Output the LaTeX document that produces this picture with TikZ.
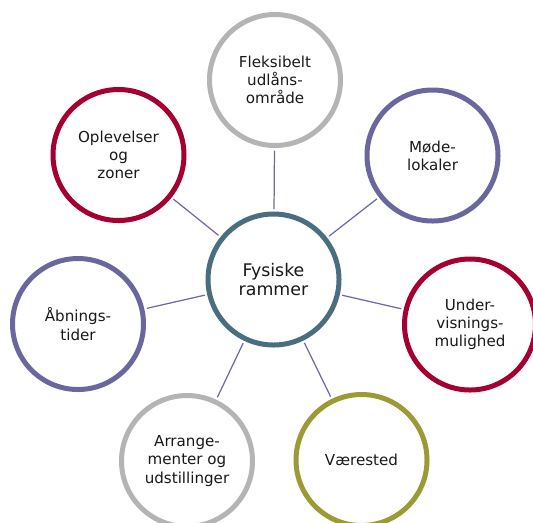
\documentclass[tikz,border=0pt]{standalone}
\usepackage{fontspec}
\setmainfont{DejaVu Sans}
\usetikzlibrary{calc}
\definecolor{ringgray}{HTML}{B4B4B4}
\definecolor{ringblue}{HTML}{6A679F}
\definecolor{ringred}{HTML}{A5002F}
\definecolor{ringolive}{HTML}{9C9A35}
\definecolor{ringslate}{HTML}{4A6E80}
\definecolor{linkblue}{HTML}{6C69A6}
\tikzset{
  ring/.style={circle, draw=#1, line width=5*0.02cm, fill=white,
    minimum size=131*0.02cm, inner sep=0pt, align=center,
    font=\fontsize{8.6}{10.4}\selectfont, text=black!90},
  link/.style={draw=linkblue, line width=0.7pt, shorten <=0.05cm, shorten >=0.05cm}
}
\begin{document}
\begin{tikzpicture}[x=0.02cm, y=-0.02cm]
				%%%%% rings %%%%%
				\useasboundingbox (0,0) rectangle (533,522);
				\def\xc{273.5}
				\def\yc{279.5}

				\node[ring=ringslate, font=\fontsize{9.9}{10.9}\selectfont] (fysisk) at (\xc,\yc) {Fysiske\\rammer};

				\node[ring=ringgray] (fleks) at (275,80) {Fleksibelt\\udlåns-\\område};
				\node[ring=ringblue] (mode) at (432.5,155.5) {Møde-\\lokaler};
				\node[ring=ringred] (under) at (470,324.5) {Under-\\visnings-\\mulighed};
				\node[ring=ringolive] (vaer) at (361.5,460) {Værested};
				\node[ring=ringgray] (arrang) at (187,461) {Arrange-\\menter og\\udstillinger};
				\node[ring=ringblue] (aabn) at (78,324) {Åbnings-\\tider};
				\node[ring=ringred] (oplev) at (118.5,155) {Oplevelser\\og\\zoner};

				%%%%% links %%%%%
				\draw[link] (fysisk) -- (fleks);
				\draw[link] (fysisk) -- (mode);
				\draw[link] (fysisk) -- (under);
				\draw[link] (fysisk) -- (vaer);
				\draw[link] (fysisk) -- (arrang);
				\draw[link] (fysisk) -- (aabn);
				\draw[link] (fysisk) -- (oplev);
\end{tikzpicture}
\end{document}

**Do this**.
Repeat the material verbatim. Do not carry over any picture.

**Solved exercise**.
Output the LaTeX document that produces this picture with TikZ.
\documentclass[tikz,border=0pt]{standalone}
\usepackage{fontspec}
\setmainfont{DejaVu Sans}
\usetikzlibrary{calc}
\definecolor{ringgray}{HTML}{B4B4B4}
\definecolor{ringblue}{HTML}{6A679F}
\definecolor{ringred}{HTML}{A5002F}
\definecolor{ringolive}{HTML}{9C9A35}
\definecolor{ringslate}{HTML}{4A6E80}
\definecolor{linkblue}{HTML}{6C69A6}
\tikzset{
  ring/.style={circle, draw=#1, line width=5*0.02cm, fill=white,
    minimum size=131*0.02cm, inner sep=0pt, align=center,
    font=\fontsize{8.6}{10.4}\selectfont, text=black!90},
  link/.style={draw=linkblue, line width=0.7pt, shorten <=0.05cm, shorten >=0.05cm}
}
\begin{document}
\begin{tikzpicture}[x=0.02cm, y=-0.02cm]
				%%%%% rings %%%%%
				\useasboundingbox (0,0) rectangle (533,522);
				\def\xc{273.5}
				\def\yc{279.5}

				\node[ring=ringslate, font=\fontsize{9.9}{10.9}\selectfont] (fysisk) at (\xc,\yc) {Fysiske\\rammer};

				\node[ring=ringgray] (fleks) at (275,80) {Fleksibelt\\udlåns-\\område};
				\node[ring=ringblue] (mode) at (432.5,155.5) {Møde-\\lokaler};
				\node[ring=ringred] (under) at (470,324.5) {Under-\\visnings-\\mulighed};
				\node[ring=ringolive] (vaer) at (361.5,460) {Værested};
				\node[ring=ringgray] (arrang) at (187,461) {Arrange-\\menter og\\udstillinger};
				\node[ring=ringblue] (aabn) at (78,324) {Åbnings-\\tider};
				\node[ring=ringred] (oplev) at (118.5,155) {Oplevelser\\og\\zoner};

				%%%%% links %%%%%
				\draw[link] (fysisk) -- (fleks);
				\draw[link] (fysisk) -- (mode);
				\draw[link] (fysisk) -- (under);
				\draw[link] (fysisk) -- (vaer);
				\draw[link] (fysisk) -- (arrang);
				\draw[link] (fysisk) -- (aabn);
				\draw[link] (fysisk) -- (oplev);
\end{tikzpicture}
\end{document}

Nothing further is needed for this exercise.